Wednesday, June 23, 2010

Webb City Sentinel Column 6-25-10

We should have loads of sweet corn today (Friday). Troyers, Wells and Fairhaven are all bringing corn. Wells and Fairhaven plan to be at the market tomorrow as well. There will be plenty of choices. Want spray-free? Go to the Wells Farm at the central entrance. Want bi-color? Troyer’s the place. Like your corn pre-shucked? Wells and Fairhaven will have some ready for cooking. (That's Ron Wells stripping some corn during the market inspection last week.)

Panhia Vang returns to the market today and tomorrow with her lovely green beans. Pates will have the first early peaches. Broken Wire tells me that he has 140 green bell peppers ready for today’s market. Blueberries are still coming in and blackberries are entering into full harvest. In other words, it’s a great time to come to the market, but do try to get there in the first two hours because we can’t count on supply meeting demand.

Hazel’s Bakery won’t be at the market today. The Webb City High School Choir Boosters are filling in with a bake sale. They’ll be set up in Hazel’s place right next to the information table. On Saturdays, that space is filled by Lynette Rector who owns Freda Mae’s in Pierce City. Her meringue pies, granola and breakfast pastries are proving to be very popular.

The Kids Community Garden returns to the market with bouquets of flowers tomorrow. We had our first two “kid” vendors Tuesday and received many compliments on their deportment. Tim and Zach were eager sales people and clearly thrilled when making a sale.

Gardening is an important learning opportunity for the children. They learn about plants, about harvesting, about weeding – a lot, and the benefits of mulching to cut down on that weeding. But just as importantly, they learn to stay on task and to work cooperatively. They learn that results sometimes take time. You plant, you care for the plant and then two months later (if it doesn’t hail and bugs don’t invade and if the weather cooperates), you harvest.

When they sell at the market, each child takes a walk through the market with a manager who points out different styles (how many vendors do you see sitting down? None.), display methods (how do the vendors use color?), and products. The young vendors, like all our vendors, set their own prices, make their own price cards, select and arrange their bouquets, restock their table, engage the customers, make change and prepare the bouquets for travel. Each Tuesday and Saturday a different couple of kids will harvest and sell at the market. They divide their sales in thirds, each child gets a third and the market takes a third to pay their sales tax and cover some of the plant purchases – because we also want them to learn that running a successful business requires an investment.

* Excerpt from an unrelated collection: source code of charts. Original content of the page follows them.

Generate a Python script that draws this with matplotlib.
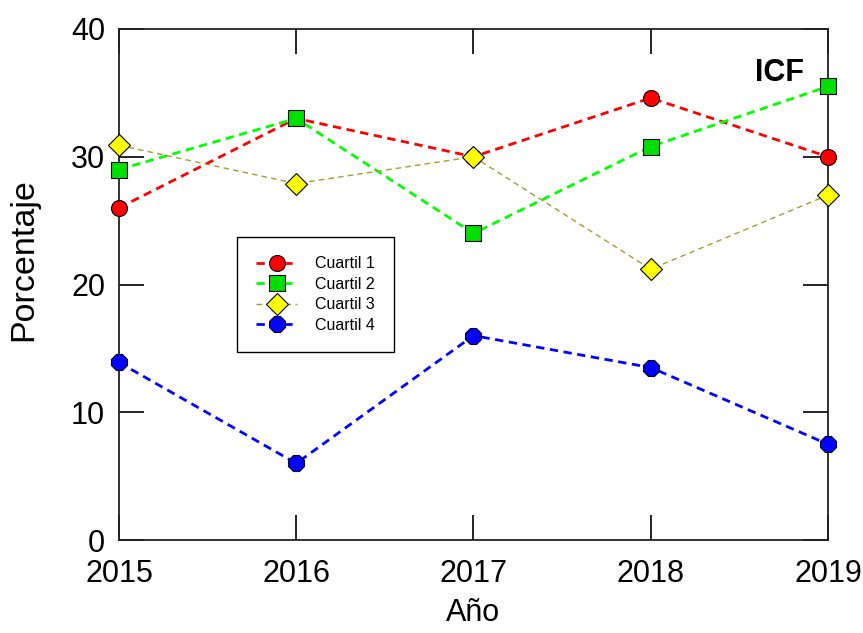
import matplotlib
matplotlib.use("Agg")
import matplotlib.pyplot as plt

years = [2015, 2016, 2017, 2018, 2019]
cuartil_1 = [26.0, 33.0, 30.0, 34.6, 30.0]
cuartil_2 = [29.0, 33.0, 24.0, 30.8, 35.5]
cuartil_3 = [30.9, 27.9, 30.0, 21.2, 27.0]
cuartil_4 = [13.9, 6.0, 16.0, 13.5, 7.5]
labels = ["Cuartil 1", "Cuartil 2", "Cuartil 3", "Cuartil 4"]

plt.rcParams["font.family"] = ["Liberation Sans", "DejaVu Sans"]

fig = plt.figure(figsize=(8.63, 6.33), dpi=100)
ax = fig.add_axes([0.1379, 0.1469, 0.8215, 0.8073])

ax.plot(years, cuartil_1, color="red", ls=(0, (3, 2)), lw=2.0, marker="o",
        ms=11.5, mfc="red", mec="black", mew=0.8, label=labels[0], clip_on=False, zorder=3)
ax.plot(years, cuartil_2, color="#00ff00", ls=(0, (3, 2)), lw=2.0, marker="s",
        ms=11, mfc="#00e000", mec="black", mew=0.8, label=labels[1], clip_on=False, zorder=3)
ax.plot(years, cuartil_3, color="#a0a030", ls=(0, (4, 3)), lw=1.0, marker="D",
        ms=11, mfc="yellow", mec="black", mew=0.8, label=labels[2], clip_on=False, zorder=3)
ax.plot(years, cuartil_4, color="blue", ls=(0, (3, 2)), lw=2.0, marker="8",
        ms=12, mfc="blue", mec="black", mew=0.8, label=labels[3], clip_on=False, zorder=3)

ax.set_xlim(2015, 2019)
ax.set_ylim(0, 40)
ax.set_xticks(years)
ax.set_yticks([0, 10, 20, 30, 40])
ax.tick_params(direction="in", length=18, width=1.2, labelsize=22,
               top=True, right=True, colors="black")
ax.tick_params(axis="x", pad=14)
ax.tick_params(axis="y", pad=10)
for sp in ax.spines.values():
    sp.set_linewidth(1.3)
    sp.set_color("#222222")

ax.set_xlabel("Año", fontsize=22, labelpad=6)
ax.set_ylabel("Porcentaje", fontsize=24.5)
ax.yaxis.set_label_coords(-0.113, 0.548)

ax.text(0.932, 0.914, "ICF", transform=ax.transAxes, ha="center", va="center",
        fontsize=22, fontweight="bold")

leg = ax.legend(loc="upper left", bbox_to_anchor=(0.166, 0.593), borderaxespad=0,
                fontsize=11.5, frameon=True, fancybox=False, edgecolor="black",
                framealpha=1, handlelength=2.6, borderpad=1.2, labelspacing=0.35,
                handletextpad=1.1)
leg.get_frame().set_linewidth(1.0)

fig.savefig("out.png", dpi=100)
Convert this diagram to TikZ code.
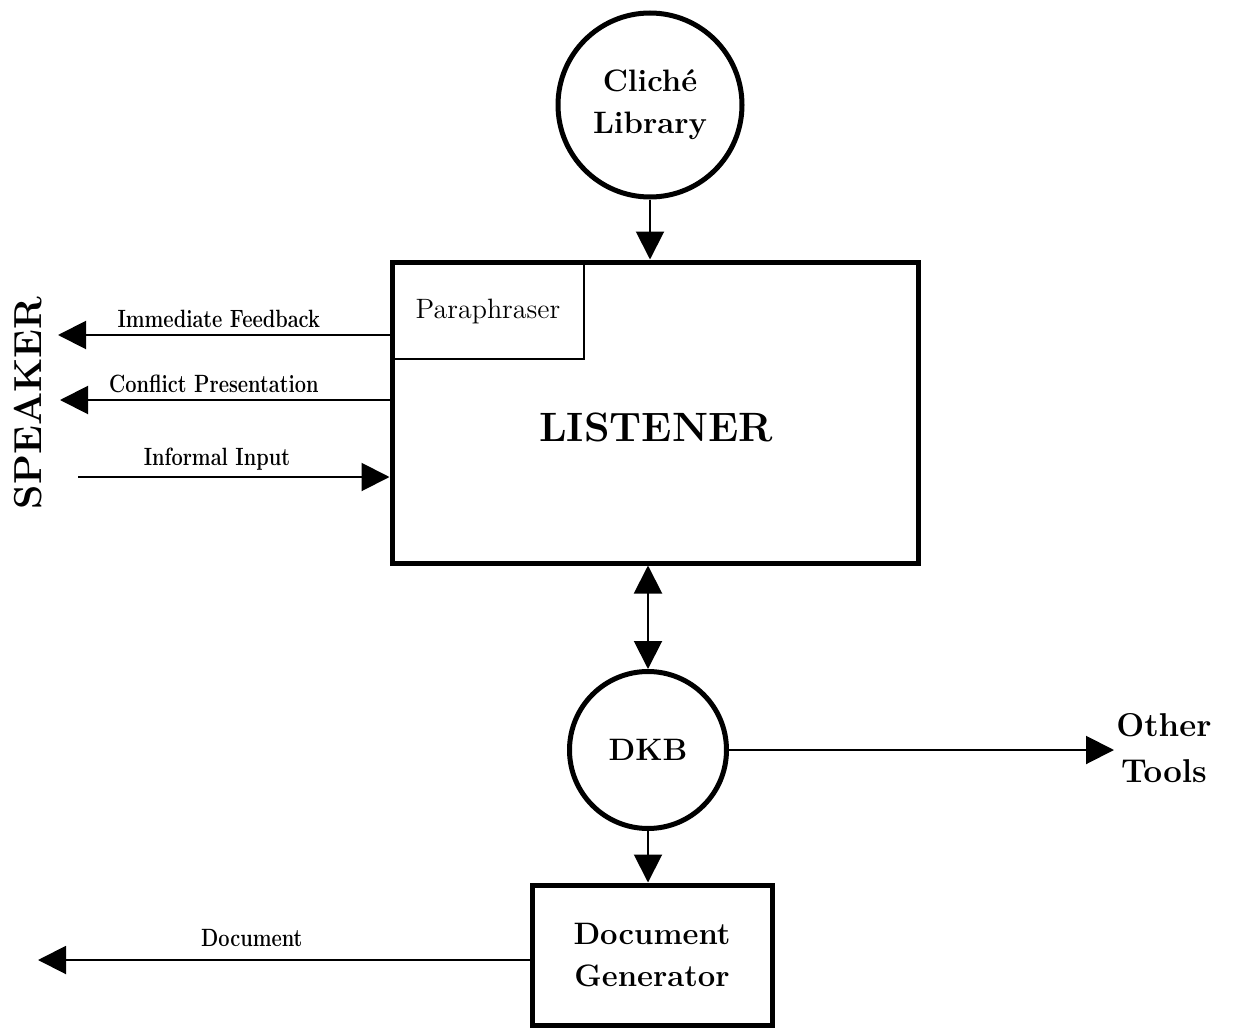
\documentclass[tikz,border=0pt]{standalone}
\usetikzlibrary{arrows.meta,positioning,calc}
\newcommand\cndtext[1]{\scalebox{0.8}[1]{#1}}
\begin{document}
\begin{tikzpicture}[x=0.5pt,y=-0.5pt,
  thickline/.style={line width=2.5pt},
  arr/.style={line width=1pt,-{Triangle[length=14pt,width=14pt]}},
  darr/.style={line width=1pt,{Triangle[length=14pt,width=14pt]}-{Triangle[length=14pt,width=14pt]}},
  bigcirc/.style={circle,thickline,draw,inner sep=0pt,align=center,font=\fontsize{15.5}{21}\bfseries\selectfont},
  bigbox/.style={rectangle,thickline,draw,inner sep=0pt,align=center,font=\fontsize{15.5}{21}\bfseries\selectfont},
  lbl/.style={font=\fontsize{12.5}{14}\bfseries\selectfont,inner sep=3pt}
]
\useasboundingbox (0,0) rectangle (1233,1028);

% nodes
\node[bigcirc,minimum size=92pt] (cliche) at (650,105) {Clich\'e\\Library};
\node[bigbox,minimum width=263pt,minimum height=150.5pt] (listener) at (655,412.5) {};
\node[font=\fontsize{20.5}{24}\bfseries\selectfont] (listenerlabel) at (656,427) {LISTENER};
\node[rectangle,draw,line width=1.3pt,minimum width=96pt,minimum height=48pt,inner sep=0pt,
      font=\fontsize{14}{16}\selectfont] (para) at (488,311) {Paraphraser};
\node[font=\fontsize{19.5}{22}\bfseries\selectfont,rotate=90] (speaker) at (28,403) {SPEAKER};
\node[bigcirc,minimum size=78.5pt] (dkb) at (648,750) {DKB};
\node[anchor=west,inner sep=1pt,align=center,font=\fontsize{16.5}{23}\bfseries\selectfont] (other) at (1114,748) {Other\\Tools};
\node[bigbox,minimum width=120pt,minimum height=70pt] (docgen) at (652,955) {Document\\Generator};

% free ends
\coordinate (ifEnd) at (58,335);
\coordinate (cpEnd) at (60,400);
\coordinate (iiStart) at (78,477);
\coordinate (docEnd) at (38,960);

% connectors
\draw[arr] (cliche.south) -- (cliche.south |- listener.north);
\draw[arr] (ifEnd -| listener.west) -- node[lbl,above,pos=0.515] {\cndtext{Immediate Feedback}} (ifEnd);
\draw[arr] (cpEnd -| listener.west) -- node[lbl,above,pos=0.533] {\cndtext{Conflict Presentation}} (cpEnd);
\draw[arr] (iiStart) -- node[lbl,above,pos=0.446] {\cndtext{Informal Input}} (iiStart -| listener.west);
\draw[darr] (dkb.north |- listener.south) -- (dkb.north);
\draw[arr] (dkb.east) -- (dkb.east -| other.west);
\draw[arr] (dkb.south) -- (dkb.south |- docgen.north);
\draw[arr] (docEnd -| docgen.west) -- node[lbl,above,pos=0.565,yshift=3pt] {\cndtext{Document}} (docEnd);
\end{tikzpicture}
\end{document}
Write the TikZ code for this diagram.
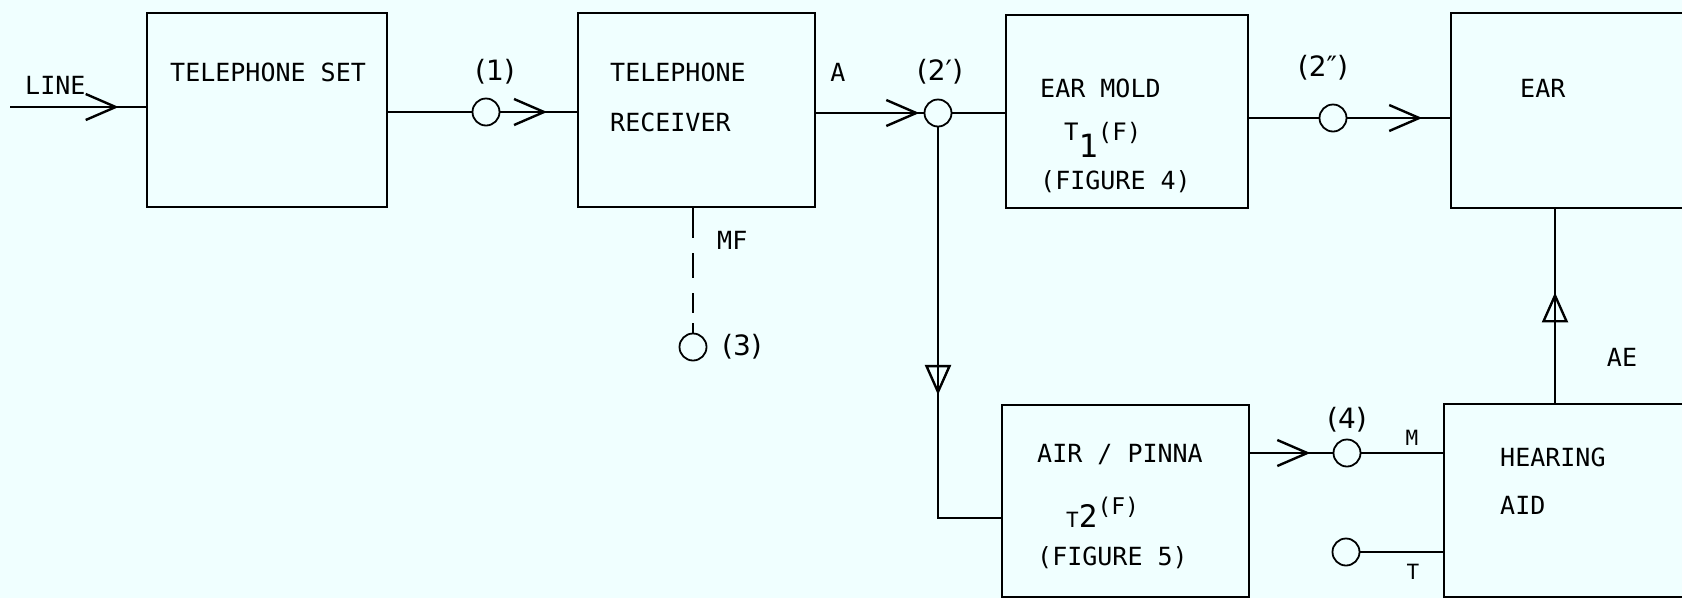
\documentclass[tikz,border=0pt]{standalone}
\usepackage{fontspec}
\usetikzlibrary{arrows.meta,decorations.markings}
\newfontfamily\monof{DejaVu Sans Mono}
\newfontfamily\sansf{DejaVu Sans}
\definecolor{bgc}{RGB}{240,255,255}
\begin{document}
\begin{tikzpicture}[x=1pt,y=-1pt,
  blk/.style={draw, line width=2.2pt, inner sep=0pt},
  cir/.style={draw, circle, line width=1.8pt, minimum size=27pt, inner sep=0pt},
  txt/.style={font=\monof\fontsize{25}{30}\selectfont, inner sep=0pt, anchor=west},
  small/.style={font=\monof\fontsize{21}{25}\selectfont, inner sep=0pt},
  clbl/.style={font=\sansf\fontsize{28}{32}\selectfont, inner sep=0pt},
  conn/.style={line width=2.4pt},
  chev/.style={postaction={decorate}, decoration={markings,
     mark=at position #1 with {\arrow{Straight Barb[length=30pt,width=26pt]}}}},
  tri/.style={postaction={decorate}, decoration={markings,
     mark=at position #1 with {\arrow{Triangle[open,length=30pt,width=26pt]}}}}
]
\useasboundingbox (0,0) rectangle (1682,598);
\clip (0,0) rectangle (1682,598);
\fill[bgc] (0,0) rectangle (1682,598);

% boxes
\node[blk, minimum width=240pt, minimum height=194pt] (telset) at (267,110) {};
\node[blk, minimum width=237pt, minimum height=194pt] (recv) at (696.5,110) {};
\node[blk, minimum width=242pt, minimum height=193pt] (mold) at (1127,111.5) {};
\node[blk, minimum width=269pt, minimum height=195pt] (ear) at (1585.5,110.5) {};
\node[blk, minimum width=247pt, minimum height=192pt] (pinna) at (1125.5,501) {};
\node[blk, minimum width=276pt, minimum height=193pt] (haid) at (1582,500.5) {};

% junction circles
\node[cir] (c1) at (486,112) {};
\node[cir] (c2) at (938,113) {};
\node[cir] (c2b) at (1333,118) {};
\node[cir] (c3) at (693,347) {};
\node[cir] (c4) at (1347,453) {};
\node[cir] (c5) at (1346,552) {};

% texts in boxes
\node[txt] (tline) at (25,85) {LINE};
\node[txt] (tset) at (170,72) {TELEPHONE SET};
\node[txt] (trec1) at (610,72) {TELEPHONE};
\node[txt] (trec2) at (610,122) {RECEIVER};
\node[txt] (tmold1) at (1040,88) {EAR MOLD};
\node[txt, anchor=base west] (tmold2) at (1064,140) {{\fontsize{24}{28}\selectfont T}\raisebox{-17pt}{\fontsize{32}{38}\selectfont 1}{\fontsize{24}{28}\selectfont(F)}};
\node[txt] (tmold3) at (1040,182) {(FIGURE 4)};
\node[txt] (tear) at (1520,88) {EAR};
\node[txt] (tpin1) at (1037,455) {AIR / PINNA};
\node[txt, anchor=base west] (tpin2) at (1066,527) {{\fontsize{21}{24}\selectfont T}{\fontsize{31}{36}\selectfont 2}\raisebox{13pt}{\fontsize{23}{26}\selectfont(F)}};
\node[txt] (tpin3) at (1037,558) {(FIGURE 5)};
\node[txt] (thear1) at (1500,457) {HEARING};
\node[txt] (thear2) at (1500,505) {AID};

% signal labels
\node[txt, anchor=center] (la) at (838,72) {A};
\node[txt] (lmf) at (717,240) {MF};
\node[txt, anchor=center] (lae) at (1622,357) {AE};
\node[small, anchor=center] (lm) at (1412,438) {M};
\node[small, anchor=center] (lt) at (1413,572) {T};
\node[clbl] (l1) at (495,72) {(1)};
\node[clbl] (l2a) at (940,72) {(2′)};
\node[clbl] (l2b) at (1323,68) {(2″)};
\node[clbl] (l3) at (742,347) {(3)};
\node[clbl] (l4) at (1347,420) {(4)};

% connectors
\coordinate (linein) at (10,107);
\coordinate (aex) at (1555,0);
\draw[conn, chev=0.8] (linein) -- (linein -| telset.west);
\draw[conn] (telset.east |- c1) -- (c1);
\draw[conn, chev=0.61] (c1) -- (c1 -| recv.west);
\draw[conn, chev=0.96] (recv.east |- c2) -- (c2);
\draw[conn] (c2) -- (c2 -| mold.west);
\draw[conn] (mold.east |- c2b) -- (c2b);
\draw[conn, chev=0.73] (c2b) -- (c2b -| ear.west);
\draw[conn, tri=0.59] (c2) |- ([yshift=-17pt]pinna.west);
\draw[conn, chev=0.73] (pinna.east |- c4) -- (c4);
\draw[conn] (c4) -- (c4 -| haid.west);
\draw[conn] (c5) -- (c5 -| haid.west);
\draw[conn, tri=0.57] (aex |- haid.north) -- (aex |- ear.south);
\draw[conn, dash pattern={on 30pt off 15pt on 25pt off 15pt on 20pt off 10pt on 20pt}] (recv.south -| c3) -- (c3);
\end{tikzpicture}
\end{document}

I need to say a thank you to a couple of customers who gave us some important feedback. One was about the ingredients in the baked goods. The customer pointed out that people with food allergies or who are vegan or vegetarian might hesitate to buy baked goods since the ingredients are not always listed. At the market, the seller is also the baker. Like in a bakery, the baker can tell you exactly what is in each item and even how it was prepared. So we have put a sign by each baker inviting customers to ask about ingredients if they have special dietary requirements. That way they can get it straight from the baker’s mouth.

Another customer asked what our Asian farmers used for fertilizer. Apparently he had been overseas and seen farming practices that were not safe. I had wondered why some folks steered clear of the Asian growers and that explains it. So this gives me the chance to say that all our growers, Asian included, have gone through food safety training, which includes training on the safe use of fertilizer. When we make farm visits, we always review food safety practices including fertilizer and irrigation sources. In the case of our Asian farmers, that’s a lot of visits since last year University of Missouri Extension received a grant, which enabled a horticulturist to visit each Asian farmer once a week all summer. And what the horticulturist found was not a fertilizer safety problem, but a lack of fertilizer. So Extension and the market spent a lot of time and effort making sure our Asian farmers know how to safely and correctly apply fertilizer in order to improve their productivity.

I really appreciate the customer bringing up this concern so it could be addressed. Food safety is a top priority at the market and we want our customers to know that every grower has been trained and inspected to make sure that we are fresh, local and SAFE.

Lunch today is lasagna, tossed salad, garlic bread, cookies and drink for $6. There will also be a luncheon salad for $4 for vegetarians and light eaters. Bailed Green and Wired Tight will play.

Tomorrow Crimestoppers serves breakfast and the Loose Notes play.